Birmingham is getting bigger, and is going to continue to get bigger still. This is good news. It is getting bigger because it is a successful and popular city where people want to live. Apart from a period in the late 20th century when the population went down, due to damaging deindustrialisation and the loss of tens of thousands of manufacturing jobs, Birmingham has been growing bigger ever since it started.

The emerging Birmingham Development Plan (BDP), the City Council’s blueprint for the future growth and development of the city, reckons that the growing population will require an additional 80,000 dwellings by 2031. It calculates that 45,000 of these can be built within the existing urban area on previously-developed land (brownfield) and by “densifying” existing settlements.

But 6,000 dwellings are proposed to be built on agricultural land in the Green Belt, on the eastern edge of Sutton Coldfield. The BDP grandly calls it the Langley Sustainable Urban Extension (SUE) – can’t we just agree that every new development now has to be sustainable by law, and not have to keep repeating the term?

The orthodoxy of sustainability specifies that building houses on brownfield land should take priority over building on agricultural land.

This can make more efficient use of existing infrastructure like roads and bus services, and of existing services like schools, shops and health centres. There is a vocal lobby protesting that the Langley SUE is in fact unsustainable development, and calling for the proposal to be scrapped. A public inquiry later this year will decide.

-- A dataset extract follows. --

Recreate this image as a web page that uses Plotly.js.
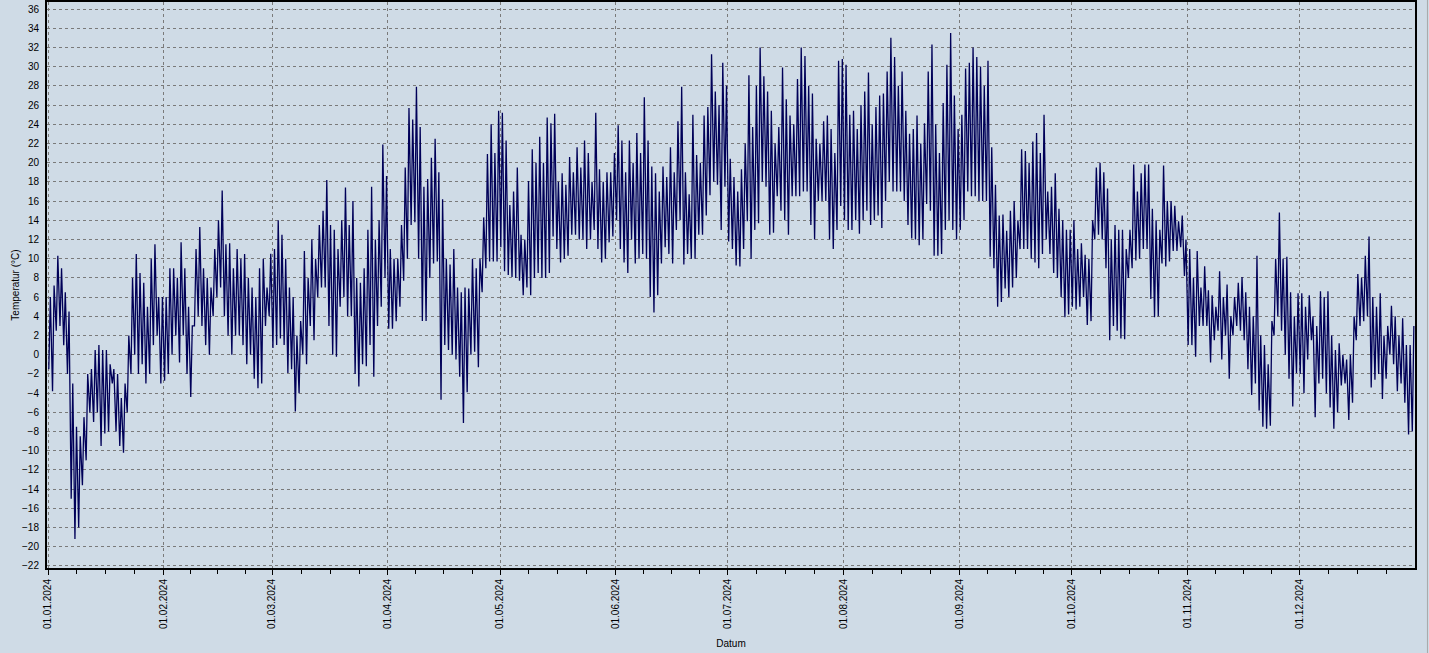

By historical standards, this proposed urban extension of 655 acres (273 hectares) is minor. Compared to the 1911 expansion of the city boundary, for example, which took in 24,000 acres of undeveloped land in Quinton, Harborne and Edgbaston to build on, the Langley proposal is insignificant. I expect it to be approved, although with the unpredictable Eric Pickles still in charge of Local Government after the recent Cabinet clear-out, one can never be certain.

Part of the Langley scheme’s claim to sustainability is in its proposed residential density. Twentieth century urban expansions were typically wasteful of land by being built at low density. At low densities, places are far apart, discouraging walking and cycling, and public transport becomes inefficient, encouraging people to drive. Langley’s proposed average density is 40 dwellings per hectare – not a high density by any means, but respectable. We could call it compact.

If it is to be built, what kind of a place could it be? It presents an opportunity to make a very special place, a model of new development. For all Birmingham’s enormous growth in the 125 years since it became a city, the quality of what it has built has been mediocre. Newly-built suburbs like Kingstanding and Quinton were missed opportunities. Need I mention Castle Vale or Chelmsley Wood?

As a teenager in the 1960s, I used to cycle the country lanes around Langley. Since then, much of the land around those lanes has been built over by an unplanned and illegible sprawl of culs-de-sac spreading out from Walmley, just the kind of dreadful and placeless development of which we have unthinkingly built too much.

This development now creates a particular difficulty on the boundary of the Langley site: roads which were classified in the car-dominated planning culture of the time as distributor roads. The inflexible formulae of the time specified that houses could not face these roads, so they are lined with high brick boundary walls. These hostile edges will present a problem for those planning how to build on the opposite side of the road.

There are only two residential districts built in Birmingham in the last 125 years which we can describe as special and distinctive places – Bournville and Moor Pool in Harborne. Both of them are very popular places to live, but both are over 100 years old. Langley is an opportunity to make a 21st century version of this kind of place.

As well as 6,000 dwellings, it will have two primary schools, a secondary school, health centres, parks, shops and other facilities. It needs to be imagined not as a big housing estate, like so many earlier developments, but as a distinctive small town in its own right.

Langley will be built to a masterplan, which will establish a structure and principles of development that will coordinate the contributions of the number of developers who are likely to be building parts of the whole. Tenders have been received from experienced masterplanning consultants, and a shortlist was made last week.

Other towns and cities are experiencing the same kind of housing pressure, and urban extensions of this scale are currently receiving a lot of attention. One of the best so far is Upton, on the western edge of Northampton, and another is Newhall, currently being added to Harlow in Essex. Both were masterplanned by excellent urban designers (EDAW and Studio REAL respectively), and they are not suburban sprawl. They are attractive and unique urban places, like small market towns, on the edge of the countryside.

Building over countryside is contentious, but it is probably necessary, as well as building within the city, if we are to house the growing population. But if we are to build on the cornfields, aspirations and standards need to be high, to produce a place which will be wonderful to live in, and bring visitors to Birmingham from all over the world to see it, just as Bournville does.

These visitors currently go to see the best new European housing developments, places like the Western Harbour in Malmo, Hammarby Sjostad in Stockholm, and Vauban in Freiburg. These are in the league that Birmingham should aspire to join.

We need an excellent masterplanner appointed, developers with imagination who employ the best architects, and planning officers with the knowledge and clout to ensure that the highest standards are set and delivered. No small task, but we shouldn’t accept anything less.